Les sondages d’Elon Musk sont le degré zéro, voire le contraire de la démocratie

Le recours aux sondages dont abuse le nouveau patron de Twitter relève du gadget cynique bien plus que de l’ouverture d’une grande plateforme aux principes démocratiques. Reporters sans frontières (RSF) dénonce ces simulacres de référendums et appelle à la mise en place de véritables procédés démocratiques pour régir les grandes plateformes.

Elon Musk a décidé de remettre en jeu son titre de président de Twitter à travers un énième sondage dont il est devenu un habitué depuis sa prise de contrôle du réseau social en octobre 2022. En une question brève suivie de choix de réponses simplistes, Elon Musk propose à sa communauté de trancher des questions complexes telles que la levée ou non du bannissement des comptes de Donald Trump ou de ceux des journalistes arbitrairement suspendus le 15 décembre 2022. Derrière ce gadget d’apparence référendaire se cache en réalité un simulacre de démocratie qui en piétine toutes les valeurs.

L’issue de ces pseudos référendums n’a qu’une importance très secondaire tant le procédé est grossier et cynique, affirme le secrétaire général de RSF, Christophe Deloire. Ces méthodes singent des procédés démocratiques mais sont en réalité le degré zéro, voire le contraire de la démocratie. Des problématiques aussi importantes de liberté d’expression et d’accès à l’information ne peuvent être traitées par des méthodes expéditives et populistes”

Les sondages publiés par Elon Musk sont avant tout une manière de court-circuiter les institutions légitimes. En bricolant une doctrine de consultation du bon peuple de Twitter à l’aide d’un gadget et d’une locution latine (le fameux “vox populi, vox dei”* qu’il tweete à l’envi) le patron du réseau social se donne de faux airs de démocrate. Le procédé est retors, car il ne place qu’une seule parole au cœur des débats, la sienne, et consacre de fait son autorité. Or, ce n’est pas de l’autorité d’Elon Musk dont l’espace informationnel a besoin, mais de celles des démocraties et des institutions qui les régissent.

La volonté d’Elon Musk est d’isoler sa gestion de l’entreprise du monde extérieur et de régner sur Twitter comme bon lui semble. La dissolution du Trust and Safety council, l’organe de consultation de la société civile mis en place par Twitter, et le licenciement des équipes de Twitter à Bruxelles, jetant un doute sur la capacité du réseau social à honorer ses engagements dans le cadre du Code de bonnes pratique sur la désinformation, relèvent de cette logique isolationniste. 

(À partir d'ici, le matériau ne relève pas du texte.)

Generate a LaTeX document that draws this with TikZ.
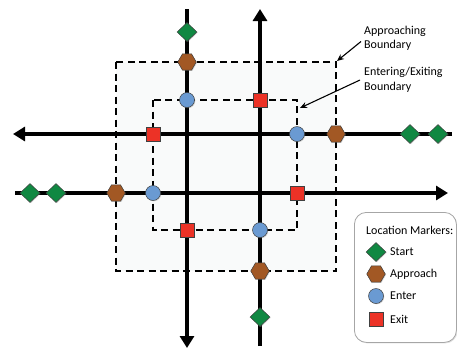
\documentclass[tikz,border=0pt]{standalone}
\usepackage{fontspec}
\setmainfont{Carlito}
\usetikzlibrary{arrows.meta,shapes.geometric,shadows}
\definecolor{mgreen}{RGB}{16,136,66}
\definecolor{mbrown}{RGB}{162,88,36}
\definecolor{mblue}{RGB}{106,154,210}
\definecolor{mred}{RGB}{236,50,38}
\definecolor{zonefill}{RGB}{249,250,250}
\begin{document}
\begin{tikzpicture}[x=1pt,y=-1pt,
  road/.style={line width=4.5pt, black},
  roadarrow/.style={road, -{Triangle[length=12pt,width=14pt]}},
  bound/.style={line width=1.6pt, dash pattern=on 7pt off 4.5pt},
  note/.style={line width=1.1pt, -{Stealth[length=7pt,width=6pt]}},
  mk/.style={draw=black!75, line width=0.5pt, inner sep=0pt,
    drop shadow={shadow xshift=0.8pt, shadow yshift=-0.8pt, opacity=0.3}},
  startm/.style={mk, diamond, fill=mgreen, minimum width=20pt, minimum height=19pt},
  approachm/.style={mk, regular polygon, regular polygon sides=6, fill=mbrown, minimum size=18.5pt},
  enterm/.style={mk, circle, fill=mblue, minimum size=15pt},
  exitm/.style={mk, rectangle, fill=mred, minimum size=14pt},
  lbl/.style={font=\fontsize{12}{14.5}\selectfont, align=left, inner sep=0pt, anchor=west}]
\useasboundingbox (0,0) rectangle (457,349);

% zones
\fill[zonefill] (116,62) rectangle (336,271);
\draw[bound] (116,62) rectangle (336,271);
\draw[bound] (153,100) rectangle (297,230);

% road end points
\coordinate (v1s) at (187,9);   \coordinate (v1e) at (187,348);
\coordinate (v2s) at (260,346); \coordinate (v2e) at (260,9);
\coordinate (h1s) at (452,134); \coordinate (h1e) at (13,134);
\coordinate (h2s) at (15,193);  \coordinate (h2e) at (448,193);
\draw[roadarrow] (v1s) -- (v1e);
\draw[roadarrow] (v2s) -- (v2e);
\draw[roadarrow] (h1s) -- (h1e);
\draw[roadarrow] (h2s) -- (h2e);

% vertical road 1 (downwards)
\node[startm] (v1a) at (187,32) {};
\node[approachm] (v1b) at (187,62) {};
\node[enterm] (v1c) at (187,100) {};
\node[exitm] (v1d) at (187,230) {};
% vertical road 2 (upwards)
\node[startm] (v2a) at (260,317) {};
\node[approachm] (v2b) at (260,271) {};
\node[enterm] (v2c) at (260,230) {};
\node[exitm] (v2d) at (260,100) {};
% horizontal road 1 (leftwards)
\node[startm] (h1a) at (438,134) {};
\node[startm] (h1a2) at (410,134) {};
\node[approachm] (h1b) at (336,134) {};
\node[enterm] (h1c) at (297,134) {};
\node[exitm] (h1d) at (153,134) {};
% horizontal road 2 (rightwards)
\node[startm] (h2a) at (30,193) {};
\node[startm] (h2a2) at (56,193) {};
\node[approachm] (h2b) at (116,193) {};
\node[enterm] (h2c) at (153,193) {};
\node[exitm] (h2d) at (297,193) {};

% annotations
\node[lbl] (appr) at (364,38.5) {Approaching\\Boundary};
\node[lbl] (entx) at (364,80) {Entering/Exiting\\Boundary};
\coordinate (apprcorner) at (337,61);
\coordinate (entxpt) at (300,108);
\draw[note] (appr.west) ++(-3,3) coordinate (at1) (at1) -- (apprcorner);
\draw[note] (entx.west) ++(-4,0) coordinate (at2) (at2) -- (entxpt);

% legend
\node[draw=black!35, line width=0.8pt, fill=white, rounded corners=12pt,
  drop shadow={shadow xshift=1pt, shadow yshift=-1pt, opacity=0.25},
  minimum width=102pt, minimum height=130pt, anchor=north west] (legend) at (354,212) {};
\node[lbl] (ltitle) at (366,230) {Location Markers:};
\node[startm] (ls) at (376,252) {};
\node[lbl] (lst) at (390,252) {Start};
\node[approachm] (la) at (376,274) {};
\node[lbl] (lat) at (390,274) {Approach};
\node[enterm] (le) at (376,296) {};
\node[lbl] (let) at (390,296) {Enter};
\node[exitm] (lx) at (376.5,319) {};
\node[lbl] (lxt) at (390,319) {Exit};
\end{tikzpicture}
\end{document}
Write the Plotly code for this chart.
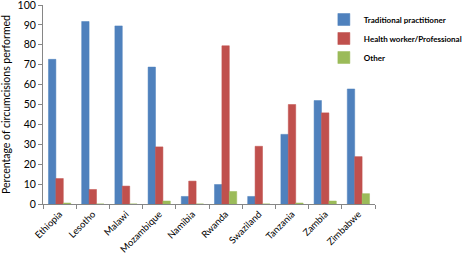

L’exemple d’Elon Musk démontre pourtant par l’absurde que l’ère des grandes plateformes légiférant du haut de leurs tours d’ivoires doit prendre fin. Face à aux ambitions mondiales de ces entreprises, il faut une réponse internationale. Les démocraties doivent travailler notamment au sein du Partenariat pour l’information et le démocratie. En s’appuyant sur les recommandations formulées par son organe d’application, le Forum sur l’information et la démocratie, il sera possible de renforcer ou de développer un cadre législatif protecteur des libertés  pour enfin réguler ces entreprises. Il n’est pas encore trop tard.